Code that draws figures:
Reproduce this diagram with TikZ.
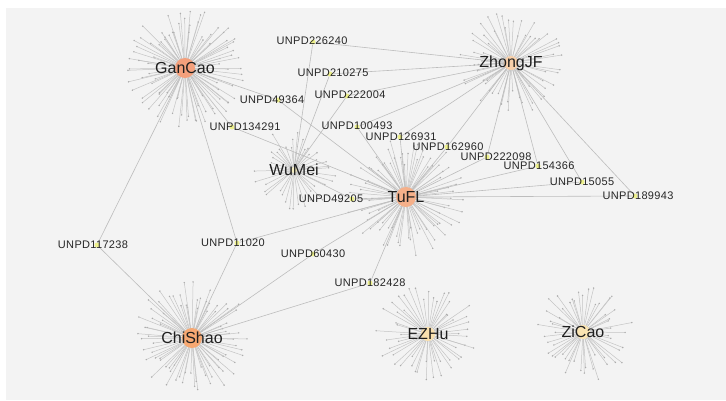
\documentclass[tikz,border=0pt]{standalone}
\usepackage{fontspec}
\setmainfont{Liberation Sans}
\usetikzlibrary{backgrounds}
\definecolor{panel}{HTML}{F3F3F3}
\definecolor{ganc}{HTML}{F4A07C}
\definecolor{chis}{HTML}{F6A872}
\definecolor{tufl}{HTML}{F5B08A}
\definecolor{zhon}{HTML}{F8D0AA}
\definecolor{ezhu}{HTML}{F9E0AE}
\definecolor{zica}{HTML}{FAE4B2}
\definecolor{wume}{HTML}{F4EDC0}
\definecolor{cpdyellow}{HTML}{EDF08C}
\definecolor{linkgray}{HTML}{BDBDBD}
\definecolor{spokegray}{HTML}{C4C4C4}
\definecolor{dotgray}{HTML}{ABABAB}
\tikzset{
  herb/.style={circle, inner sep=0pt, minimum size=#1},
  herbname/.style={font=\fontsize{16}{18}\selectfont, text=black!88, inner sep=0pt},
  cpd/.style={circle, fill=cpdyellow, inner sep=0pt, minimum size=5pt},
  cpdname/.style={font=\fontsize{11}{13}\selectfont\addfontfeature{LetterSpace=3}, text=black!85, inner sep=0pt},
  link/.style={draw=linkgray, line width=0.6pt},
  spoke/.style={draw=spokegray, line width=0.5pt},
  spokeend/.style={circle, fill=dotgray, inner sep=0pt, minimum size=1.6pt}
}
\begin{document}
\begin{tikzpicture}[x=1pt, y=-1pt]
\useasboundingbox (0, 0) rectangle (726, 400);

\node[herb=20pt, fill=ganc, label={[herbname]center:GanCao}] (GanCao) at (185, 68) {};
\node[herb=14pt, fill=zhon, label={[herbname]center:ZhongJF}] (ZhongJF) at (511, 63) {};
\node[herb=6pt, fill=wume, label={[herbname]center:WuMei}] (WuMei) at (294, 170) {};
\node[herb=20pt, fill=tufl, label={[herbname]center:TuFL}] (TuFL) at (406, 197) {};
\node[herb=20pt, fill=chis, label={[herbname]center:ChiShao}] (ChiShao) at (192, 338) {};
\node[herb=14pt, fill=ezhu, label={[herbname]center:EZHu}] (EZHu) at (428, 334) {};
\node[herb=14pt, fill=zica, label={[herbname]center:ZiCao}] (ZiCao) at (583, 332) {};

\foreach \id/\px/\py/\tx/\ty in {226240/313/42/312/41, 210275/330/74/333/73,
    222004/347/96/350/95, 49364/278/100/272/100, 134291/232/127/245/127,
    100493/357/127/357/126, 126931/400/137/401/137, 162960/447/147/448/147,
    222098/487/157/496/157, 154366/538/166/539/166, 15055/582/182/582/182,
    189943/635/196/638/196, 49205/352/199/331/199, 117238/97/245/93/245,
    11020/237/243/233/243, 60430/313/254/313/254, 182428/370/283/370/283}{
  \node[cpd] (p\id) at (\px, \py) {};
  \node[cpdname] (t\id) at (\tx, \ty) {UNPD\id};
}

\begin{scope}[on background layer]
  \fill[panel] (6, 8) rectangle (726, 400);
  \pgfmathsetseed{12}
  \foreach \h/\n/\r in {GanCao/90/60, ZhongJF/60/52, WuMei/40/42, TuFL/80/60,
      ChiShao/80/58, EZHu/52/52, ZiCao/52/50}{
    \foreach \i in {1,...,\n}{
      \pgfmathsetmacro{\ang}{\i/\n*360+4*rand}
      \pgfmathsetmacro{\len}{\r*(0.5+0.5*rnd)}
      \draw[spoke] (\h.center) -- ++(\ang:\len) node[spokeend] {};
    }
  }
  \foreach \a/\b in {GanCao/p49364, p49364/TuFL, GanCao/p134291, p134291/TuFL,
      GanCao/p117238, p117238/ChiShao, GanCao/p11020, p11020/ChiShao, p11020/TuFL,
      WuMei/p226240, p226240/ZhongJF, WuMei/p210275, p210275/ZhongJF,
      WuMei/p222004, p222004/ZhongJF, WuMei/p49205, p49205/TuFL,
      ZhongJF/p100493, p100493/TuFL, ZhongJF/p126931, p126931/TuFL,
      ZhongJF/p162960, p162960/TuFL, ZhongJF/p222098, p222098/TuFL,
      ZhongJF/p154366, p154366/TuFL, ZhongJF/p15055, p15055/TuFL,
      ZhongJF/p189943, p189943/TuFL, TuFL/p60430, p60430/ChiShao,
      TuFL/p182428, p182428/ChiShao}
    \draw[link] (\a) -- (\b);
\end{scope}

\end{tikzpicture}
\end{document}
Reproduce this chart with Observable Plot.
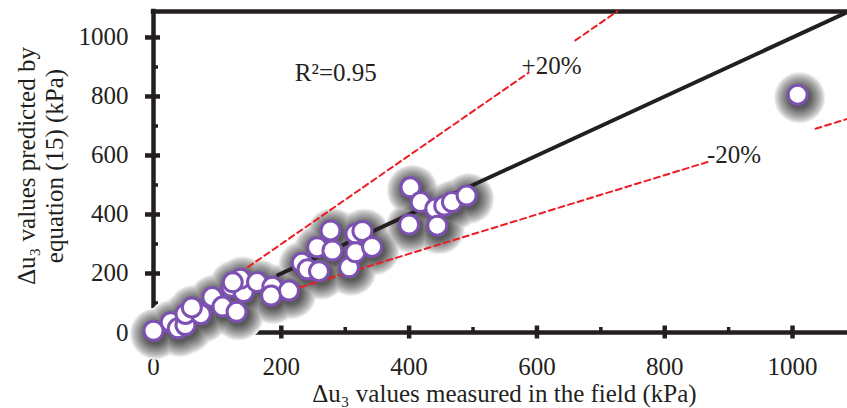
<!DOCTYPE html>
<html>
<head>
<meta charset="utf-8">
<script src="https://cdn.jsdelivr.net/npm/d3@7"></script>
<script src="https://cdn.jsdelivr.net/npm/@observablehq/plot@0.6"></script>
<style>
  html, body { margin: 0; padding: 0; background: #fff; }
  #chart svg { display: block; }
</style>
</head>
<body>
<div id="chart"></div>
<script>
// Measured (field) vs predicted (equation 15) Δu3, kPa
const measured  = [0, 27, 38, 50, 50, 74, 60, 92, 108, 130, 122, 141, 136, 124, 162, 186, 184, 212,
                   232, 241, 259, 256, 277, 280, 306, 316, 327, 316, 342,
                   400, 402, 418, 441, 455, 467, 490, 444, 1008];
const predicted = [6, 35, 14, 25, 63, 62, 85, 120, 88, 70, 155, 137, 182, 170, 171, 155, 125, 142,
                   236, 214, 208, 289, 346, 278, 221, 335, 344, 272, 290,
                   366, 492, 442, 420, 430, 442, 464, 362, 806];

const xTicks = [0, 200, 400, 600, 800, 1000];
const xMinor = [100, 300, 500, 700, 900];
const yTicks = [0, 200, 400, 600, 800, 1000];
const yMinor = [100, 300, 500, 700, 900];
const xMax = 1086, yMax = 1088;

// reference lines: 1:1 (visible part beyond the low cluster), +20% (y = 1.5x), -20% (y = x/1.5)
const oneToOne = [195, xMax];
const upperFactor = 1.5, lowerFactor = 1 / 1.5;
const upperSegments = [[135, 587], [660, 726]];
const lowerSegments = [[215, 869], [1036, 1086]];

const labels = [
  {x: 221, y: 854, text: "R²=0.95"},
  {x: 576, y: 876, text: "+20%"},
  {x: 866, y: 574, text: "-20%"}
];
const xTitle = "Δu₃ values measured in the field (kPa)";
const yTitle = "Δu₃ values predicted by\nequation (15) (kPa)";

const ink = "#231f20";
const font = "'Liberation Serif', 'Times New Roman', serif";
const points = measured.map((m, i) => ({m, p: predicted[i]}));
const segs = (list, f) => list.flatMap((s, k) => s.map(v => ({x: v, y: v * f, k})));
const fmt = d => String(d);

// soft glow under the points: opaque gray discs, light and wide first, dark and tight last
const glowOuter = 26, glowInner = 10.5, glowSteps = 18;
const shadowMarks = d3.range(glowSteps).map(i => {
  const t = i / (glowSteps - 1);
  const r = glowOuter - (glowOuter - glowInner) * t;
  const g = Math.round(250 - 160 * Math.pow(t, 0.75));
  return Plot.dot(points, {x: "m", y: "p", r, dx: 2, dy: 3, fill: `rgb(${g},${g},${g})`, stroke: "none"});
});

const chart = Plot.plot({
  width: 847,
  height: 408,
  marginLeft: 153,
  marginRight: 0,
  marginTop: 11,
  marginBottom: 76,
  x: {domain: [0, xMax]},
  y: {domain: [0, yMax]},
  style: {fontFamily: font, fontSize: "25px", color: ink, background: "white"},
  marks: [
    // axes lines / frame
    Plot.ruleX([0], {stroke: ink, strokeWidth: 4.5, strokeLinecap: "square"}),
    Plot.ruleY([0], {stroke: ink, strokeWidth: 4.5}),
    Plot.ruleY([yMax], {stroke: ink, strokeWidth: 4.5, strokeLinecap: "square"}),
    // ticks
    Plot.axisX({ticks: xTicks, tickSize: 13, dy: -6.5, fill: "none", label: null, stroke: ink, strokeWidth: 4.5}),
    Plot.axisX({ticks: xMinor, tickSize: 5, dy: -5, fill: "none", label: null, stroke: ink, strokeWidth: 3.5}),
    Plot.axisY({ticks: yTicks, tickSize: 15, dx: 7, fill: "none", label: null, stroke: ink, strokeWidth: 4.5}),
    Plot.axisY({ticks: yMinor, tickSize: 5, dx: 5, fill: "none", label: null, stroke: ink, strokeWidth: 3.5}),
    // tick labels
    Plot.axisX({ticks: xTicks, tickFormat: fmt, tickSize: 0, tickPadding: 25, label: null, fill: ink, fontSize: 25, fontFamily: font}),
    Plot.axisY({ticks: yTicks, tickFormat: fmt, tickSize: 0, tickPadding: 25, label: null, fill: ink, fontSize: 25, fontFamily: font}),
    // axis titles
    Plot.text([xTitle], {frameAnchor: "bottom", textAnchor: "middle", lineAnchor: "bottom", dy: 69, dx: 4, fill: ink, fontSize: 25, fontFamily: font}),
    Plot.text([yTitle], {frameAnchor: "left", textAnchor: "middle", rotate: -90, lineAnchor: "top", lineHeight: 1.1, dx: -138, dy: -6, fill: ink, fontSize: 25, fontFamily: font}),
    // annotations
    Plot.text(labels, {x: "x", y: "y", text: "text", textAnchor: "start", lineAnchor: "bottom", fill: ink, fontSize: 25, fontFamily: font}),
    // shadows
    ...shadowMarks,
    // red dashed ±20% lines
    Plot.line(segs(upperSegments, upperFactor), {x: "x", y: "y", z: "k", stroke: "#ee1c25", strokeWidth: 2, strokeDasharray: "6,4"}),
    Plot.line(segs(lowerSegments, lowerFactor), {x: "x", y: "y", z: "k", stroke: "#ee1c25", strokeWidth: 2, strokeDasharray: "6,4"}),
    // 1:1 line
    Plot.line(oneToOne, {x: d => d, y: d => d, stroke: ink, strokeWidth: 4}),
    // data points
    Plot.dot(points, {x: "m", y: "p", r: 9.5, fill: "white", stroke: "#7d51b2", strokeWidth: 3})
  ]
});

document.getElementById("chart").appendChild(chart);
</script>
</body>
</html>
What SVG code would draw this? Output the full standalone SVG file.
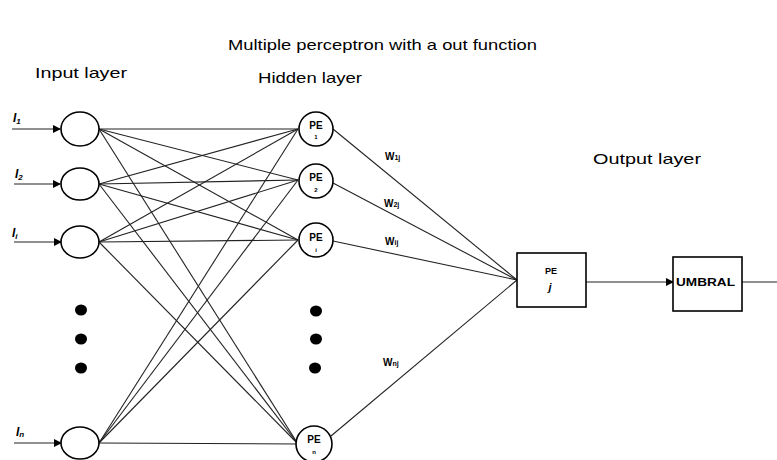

#### [Direction]
Using the listing above, repeat word for word each line from the one with "Reproduce this chart with Observable Plot." down to the one with "const fmt = d => String(d);", both included. Omit all pictures.

#### [Final answer]
Reproduce this chart with Observable Plot.
<!DOCTYPE html>
<html>
<head>
<meta charset="utf-8">
<script src="https://cdn.jsdelivr.net/npm/d3@7"></script>
<script src="https://cdn.jsdelivr.net/npm/@observablehq/plot@0.6"></script>
<style>
  html, body { margin: 0; padding: 0; background: #fff; }
  #chart svg { display: block; }
</style>
</head>
<body>
<div id="chart"></div>
<script>
// Measured (field) vs predicted (equation 15) Δu3, kPa
const measured  = [0, 27, 38, 50, 50, 74, 60, 92, 108, 130, 122, 141, 136, 124, 162, 186, 184, 212,
                   232, 241, 259, 256, 277, 280, 306, 316, 327, 316, 342,
                   400, 402, 418, 441, 455, 467, 490, 444, 1008];
const predicted = [6, 35, 14, 25, 63, 62, 85, 120, 88, 70, 155, 137, 182, 170, 171, 155, 125, 142,
                   236, 214, 208, 289, 346, 278, 221, 335, 344, 272, 290,
                   366, 492, 442, 420, 430, 442, 464, 362, 806];

const xTicks = [0, 200, 400, 600, 800, 1000];
const xMinor = [100, 300, 500, 700, 900];
const yTicks = [0, 200, 400, 600, 800, 1000];
const yMinor = [100, 300, 500, 700, 900];
const xMax = 1086, yMax = 1088;

// reference lines: 1:1 (visible part beyond the low cluster), +20% (y = 1.5x), -20% (y = x/1.5)
const oneToOne = [195, xMax];
const upperFactor = 1.5, lowerFactor = 1 / 1.5;
const upperSegments = [[135, 587], [660, 726]];
const lowerSegments = [[215, 869], [1036, 1086]];

const labels = [
  {x: 221, y: 854, text: "R²=0.95"},
  {x: 576, y: 876, text: "+20%"},
  {x: 866, y: 574, text: "-20%"}
];
const xTitle = "Δu₃ values measured in the field (kPa)";
const yTitle = "Δu₃ values predicted by\nequation (15) (kPa)";

const ink = "#231f20";
const font = "'Liberation Serif', 'Times New Roman', serif";
const points = measured.map((m, i) => ({m, p: predicted[i]}));
const segs = (list, f) => list.flatMap((s, k) => s.map(v => ({x: v, y: v * f, k})));
const fmt = d => String(d);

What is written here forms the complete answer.